Raoucheh está en la vía de entrada al aeropuesto y constantemente pasan muy bajo aviones dispuestos para el aterrizaje. Las hijas de todas las familias sentadas aquí les hacen fotos con cierta emoción, seguramente soñando con los que cogerán cualquier día para escaparse de esta ciudad.
Hoy es domingo y no hay suicidas tirándose al mar, felizmente. Cómo se acerca el buen tiempo, en las rocas de Dalieh un par de caballos llenos de moscas y un camello igual de harapiento esperan a que alguien se anime a dar un paseo por los acantilados. Algún grupo de muchachos aguerridos y musculados paga las pocas libras que cuesta para hacerse la foto de rigor a lomos del animal.

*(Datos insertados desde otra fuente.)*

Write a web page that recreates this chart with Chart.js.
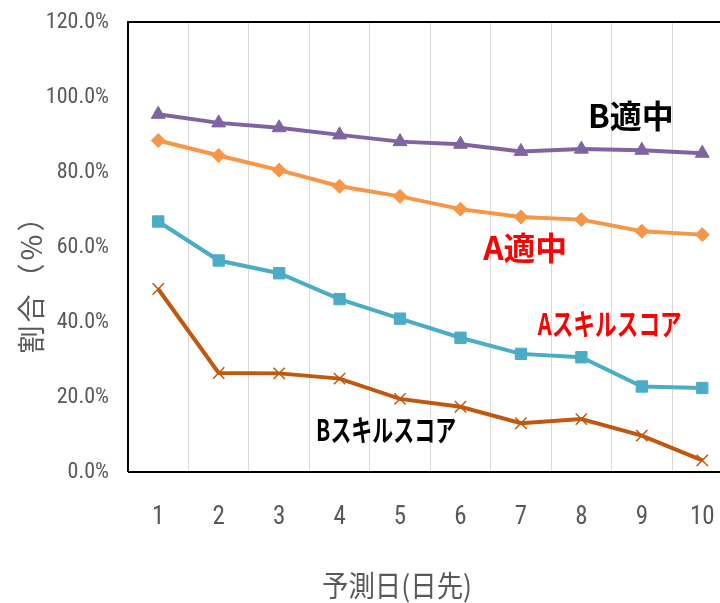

Un poco más arriba, los cafés que dan a las rocas, sobre todo el bay rock y el petit café, están llenos de familias tomando frutas y fumando narguile. Es la versión auténticamente beirutí del relax junto al mar. La clientela es mayormente musulmana. La ropa y los modales resultan siempre elegantes intentando demostrar el nivel social y el saber estar, con esa obsesión tan frecuente en esta ciudad.
Mientras, en el mirador, un grupo de mujeres sirias se ha sentado en el suelo y comentan algo entre risas. Cuando se juntan sólo mujeres flota entre ellas una alegría y un descaro que tiene aires de escapada. Se ríen a carcajadas y se dan golpes en el hombro. Todas llevan velo, algunas hiyab cerrado, otras sólo un pañuelo granate o de colores. En el mirador siempre hay ambiente de fiesta. Muchachos con cestas llenas de nueces y castañas preparadas de los modos más diversos pasean entre los turistas del golfo y las criadas filipinas en su día libre que se hacen fotos ante las dos rocas arenosas. Hay señores mayores que ofrecen café caliente en enormes cafeteras de acero calentadas mediante un tubo con carbón. No faltan fotógrafos, polaroid en ristre, que desafían el imperio de los móviles ofreciendo la inmediatez de una foto en papel. Pasan vendedores de collares de gardenia. Las llevan engarzadas en una cuerda y el aroma se percibe desde la distancia. El olor de las gardenias es el aroma de la primavera y de la infancia, y por un momento la Corniche parece Túnez, el país de las flores blancas y olorosas.